[Bug]: Opik Optimizer runs still show "running"
What component(s) are affected?
- [ ] Opik Python SDK
- [ ] Opik Typescript SDK
- [x] Opik Agent Optimizer SDK
- [x] Opik UI
- [x] Opik Server
- [ ] Documentation
Opik version
- Opik version: current main branch
If we close a running Opik Optimizer job that is not "completed" it remains as running in DB/UI. We should auto-clean/expire a job if stuck in this state for few hours or max 24 (1 day).
Describe the problem
UI is messy with in-progress jobs that are completed
Reproduction steps and code snippets
Close a running Opik Optimizer job mid-way and return to UI and will see "In Progress"
Error logs or stack trace
No response
Healthcheck results
No response
fyi @dsblank @jverre
@vincentkoc can you please assign this issue to me I want to work on this issue.
HI @vincentkoc @dsblank @YarivHashaiComet @jverre,
I am able to reproduce this issue on my local setup. Whenever an optimization process terminates abruptly (e.g., crash, kill, OS exit), the optimization record remains stuck in status = 'running', and last_updated_at in "optimizations" table does not refresh. because the backend never receives a final status update.
I would like to work on this. Could you please assign this issue to me?
Following is my proposed approach to fix this issue
1. Add backend-side heartbeat mechanism a) Introduce a lightweight heartbeat API call that the SDK periodically triggers during optimization runs. b) Each heartbeat updates only the last_updated_at column in the optimizations table for the same optimization ID. This ensures the UI and ClickHouse reflect that the optimizer is still alive.
2. Add “stuck optimization” auto-cleanup Implement a backend watchdog (scheduled task or periodic coroutine) that: a) scans for optimizations in status = 'running' b) checks if last_updated_at is older than a threshold (e.g., 30 minutes – 24 hours) c) automatically marks them as cancelled (or failed) This resolves zombie optimizations that were never cleanly closed.

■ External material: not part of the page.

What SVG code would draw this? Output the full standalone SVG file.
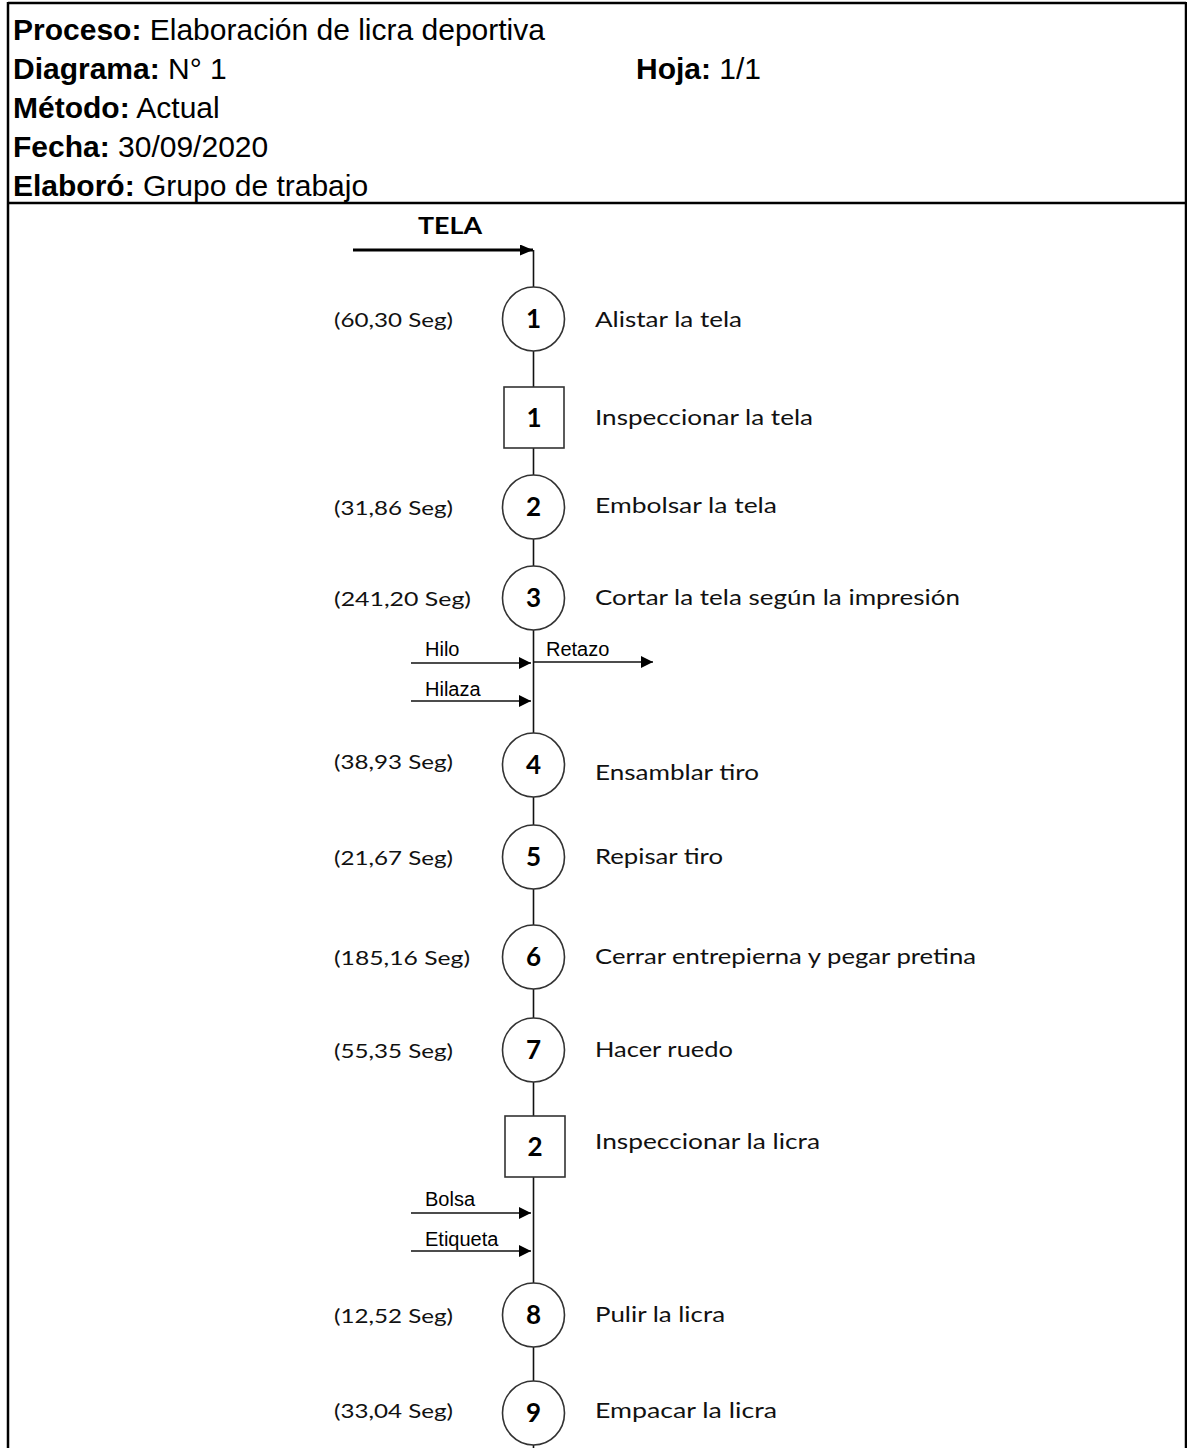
<svg xmlns="http://www.w3.org/2000/svg" width="1187" height="1448" viewBox="0 0 1187 1448">
<style>
.hdr{font-family:"Liberation Sans",Arial,sans-serif;font-size:30px;fill:#000}
.b{font-weight:bold}
.frame{fill:none;stroke:#000;stroke-width:2.5}
.node{fill:#fff;stroke:#333;stroke-width:1.6}
.num{font-family:Lato,"Open Sans",sans-serif;font-weight:bold;font-size:26px;fill:#000;text-anchor:middle}
.desc{font-family:Lato,"Open Sans",sans-serif;font-size:22px;fill:#111}
.seg{font-family:Lato,"Open Sans",sans-serif;font-size:19px;fill:#111}
.lbl{font-family:"Liberation Sans",Arial,sans-serif;font-size:20px;fill:#000}
.ln{stroke:#111;stroke-width:1.6;fill:none}
.tela{font-family:Lato,"Open Sans",sans-serif;font-weight:bold;font-size:23px;fill:#000}
</style>
<defs>
<marker id="ah" markerUnits="userSpaceOnUse" markerWidth="14" markerHeight="12" refX="12" refY="6" orient="auto">
<path d="M0,0 L12,6 L0,12 z" fill="#000"/>
</marker>
<marker id="ahb" markerUnits="userSpaceOnUse" markerWidth="14" markerHeight="12" refX="13" refY="5.5" orient="auto">
<path d="M0,0 L13,5.5 L0,11 z" fill="#000"/>
</marker>
</defs>
<rect width="1187" height="1448" fill="#fff"/>
<g id="frame">
<line class="frame" x1="8" y1="3" x2="1186" y2="3"/>
<line class="frame" x1="8" y1="2" x2="8" y2="1448"/>
<line class="frame" x1="1186" y1="2" x2="1186" y2="1448"/>
<line class="frame" x1="8" y1="203" x2="1186" y2="203"/>
</g>
<g id="header">
<text class="hdr" x="13" y="40"><tspan class="b">Proceso:</tspan> Elaboración de licra deportiva</text>
<text class="hdr" x="13" y="79"><tspan class="b">Diagrama:</tspan> N° 1</text>
<text class="hdr" x="636" y="79"><tspan class="b">Hoja:</tspan> 1/1</text>
<text class="hdr" x="13" y="118"><tspan class="b">Método:</tspan> Actual</text>
<text class="hdr" x="13" y="157"><tspan class="b">Fecha:</tspan> 30/09/2020</text>
<text class="hdr" x="13" y="196"><tspan class="b">Elaboró:</tspan> Grupo de trabajo</text>
</g>
<g id="connectors">
<line x1="353" y1="250" x2="533" y2="250" stroke="#000" stroke-width="3" marker-end="url(#ahb)"/>
<line class="ln" x1="533.5" y1="250" x2="533.5" y2="287"/>
<line class="ln" x1="533.5" y1="351" x2="533.5" y2="387"/>
<line class="ln" x1="533.5" y1="448" x2="533.5" y2="475"/>
<line class="ln" x1="533.5" y1="539" x2="533.5" y2="566"/>
<line class="ln" x1="533.5" y1="630" x2="533.5" y2="733"/>
<line class="ln" x1="533.5" y1="797" x2="533.5" y2="825"/>
<line class="ln" x1="533.5" y1="889" x2="533.5" y2="925"/>
<line class="ln" x1="533.5" y1="989" x2="533.5" y2="1018"/>
<line class="ln" x1="533.5" y1="1082" x2="533.5" y2="1116"/>
<line class="ln" x1="533.5" y1="1177" x2="533.5" y2="1283"/>
<line class="ln" x1="533.5" y1="1347" x2="533.5" y2="1381"/>
<line class="ln" x1="533.5" y1="1445" x2="533.5" y2="1448"/>
<line class="ln" x1="411" y1="663" x2="531" y2="663" marker-end="url(#ah)"/>
<line class="ln" x1="534" y1="662" x2="653" y2="662" marker-end="url(#ah)"/>
<line class="ln" x1="411" y1="701" x2="531" y2="701" marker-end="url(#ah)"/>
<line class="ln" x1="411" y1="1213" x2="531" y2="1213" marker-end="url(#ah)"/>
<line class="ln" x1="411" y1="1251" x2="531" y2="1251" marker-end="url(#ah)"/>
</g>
<g id="flow-labels">
<text class="tela" x="418" y="234" textLength="64" lengthAdjust="spacingAndGlyphs">TELA</text>
<text class="lbl" x="425" y="656">Hilo</text>
<text class="lbl" x="546" y="656">Retazo</text>
<text class="lbl" x="425" y="696">Hilaza</text>
<text class="lbl" x="425" y="1206">Bolsa</text>
<text class="lbl" x="425" y="1246">Etiqueta</text>
</g>
<g id="op1"><ellipse class="node" cx="533.5" cy="319" rx="31" ry="32"/><text class="num" x="533.5" y="328">1</text>
<text class="seg" x="334" y="327" textLength="119" lengthAdjust="spacingAndGlyphs">(60,30 Seg)</text>
<text class="desc" x="595" y="327" textLength="147" lengthAdjust="spacingAndGlyphs">Alistar la tela</text></g>
<g id="insp1"><rect class="node" x="504" y="387" width="60" height="61"/><text class="num" x="534" y="427">1</text>
<text class="desc" x="595" y="425" textLength="218" lengthAdjust="spacingAndGlyphs">Inspeccionar la tela</text></g>
<g id="op2"><ellipse class="node" cx="533.5" cy="507" rx="31" ry="32"/><text class="num" x="533.5" y="516">2</text>
<text class="seg" x="334" y="515" textLength="119" lengthAdjust="spacingAndGlyphs">(31,86 Seg)</text>
<text class="desc" x="595" y="513" textLength="182" lengthAdjust="spacingAndGlyphs">Embolsar la tela</text></g>
<g id="op3"><ellipse class="node" cx="533.5" cy="598" rx="31" ry="32"/><text class="num" x="533.5" y="607">3</text>
<text class="seg" x="334" y="606" textLength="137" lengthAdjust="spacingAndGlyphs">(241,20 Seg)</text>
<text class="desc" x="595" y="605" textLength="365" lengthAdjust="spacingAndGlyphs">Cortar la tela según la impresión</text></g>
<g id="op4"><ellipse class="node" cx="533.5" cy="765" rx="31" ry="32"/><text class="num" x="533.5" y="774">4</text>
<text class="seg" x="334" y="769" textLength="119" lengthAdjust="spacingAndGlyphs">(38,93 Seg)</text>
<text class="desc" x="595" y="780" textLength="164" lengthAdjust="spacingAndGlyphs">Ensamblar tiro</text></g>
<g id="op5"><ellipse class="node" cx="533.5" cy="857" rx="31" ry="32"/><text class="num" x="533.5" y="866">5</text>
<text class="seg" x="334" y="865" textLength="119" lengthAdjust="spacingAndGlyphs">(21,67 Seg)</text>
<text class="desc" x="595" y="864" textLength="128" lengthAdjust="spacingAndGlyphs">Repisar tiro</text></g>
<g id="op6"><ellipse class="node" cx="533.5" cy="957" rx="31" ry="32"/><text class="num" x="533.5" y="966">6</text>
<text class="seg" x="334" y="965" textLength="136" lengthAdjust="spacingAndGlyphs">(185,16 Seg)</text>
<text class="desc" x="595" y="964" textLength="381" lengthAdjust="spacingAndGlyphs">Cerrar entrepierna  y pegar pretina</text></g>
<g id="op7"><ellipse class="node" cx="533.5" cy="1050" rx="31" ry="32"/><text class="num" x="533.5" y="1059">7</text>
<text class="seg" x="334" y="1058" textLength="119" lengthAdjust="spacingAndGlyphs">(55,35 Seg)</text>
<text class="desc" x="595" y="1057" textLength="138" lengthAdjust="spacingAndGlyphs">Hacer ruedo</text></g>
<g id="insp2"><rect class="node" x="505" y="1116" width="60" height="61"/><text class="num" x="535" y="1156">2</text>
<text class="desc" x="595" y="1149" textLength="225" lengthAdjust="spacingAndGlyphs">Inspeccionar la licra</text></g>
<g id="op8"><ellipse class="node" cx="533.5" cy="1315" rx="31" ry="32"/><text class="num" x="533.5" y="1324">8</text>
<text class="seg" x="334" y="1323" textLength="119" lengthAdjust="spacingAndGlyphs">(12,52 Seg)</text>
<text class="desc" x="595" y="1322" textLength="130" lengthAdjust="spacingAndGlyphs">Pulir la licra</text></g>
<g id="op9"><ellipse class="node" cx="533.5" cy="1413" rx="31" ry="32"/><text class="num" x="533.5" y="1422">9</text>
<text class="seg" x="334" y="1418" textLength="119" lengthAdjust="spacingAndGlyphs">(33,04 Seg)</text>
<text class="desc" x="595" y="1418" textLength="182" lengthAdjust="spacingAndGlyphs">Empacar la licra</text></g>
</svg>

3. Modify server-side update logic Ensure the server updates last_updated_at whenever: a) a trial experiment belonging to that optimization is created b) an optimization update request arrives This allows ongoing activity (e.g., experiments being logged) to keep the optimization fresh.
Can you please suggest if this is right approach or not And if you have different approach in your mind ? I would like to work on this issue !!!
Thank you !!!
Hi @sarangtagad-git! 👋
Thank you so much for the detailed analysis and proposed solution! It's great to see that you've already reproduced the issue locally and identified the root cause.
Regarding your proposed approach, your 3-part solution is well thought out! Here's my feedback:
- Heartbeat mechanism ✅ Good idea This would work well for long-running optimizations Consider making the interval configurable
- Auto-cleanup watchdog ✅ Recommended The 24-hour threshold mentioned in the original issue seems reasonable This could be implemented as a scheduled task on the backend
- Server-side update logic ⚠️ Nice to have Clever idea, but some optimizers might have long gaps between experiment creation This could be a nice-to-have but probably shouldn't be the primary mechanism
I'm happy to assign this to you! Feel free to explore the codebase (backend service layer, optimizer SDK) and open a draft PR early so we can provide feedback along the way. 🚀 Looking forward to your contribution!
Hi @source-rashi! 👋
Thanks for your interest in contributing to Opik! I'm happy to assign this to you as well.
I see @sarangtagad-git has provided a detailed technical proposal above that outlines a potential approach to solving this issue. Feel free to work on this issue as well!
Looking forward to your contribution! 🚀
HI @andrescrz ,
Thank you for your response. I am working on this !!!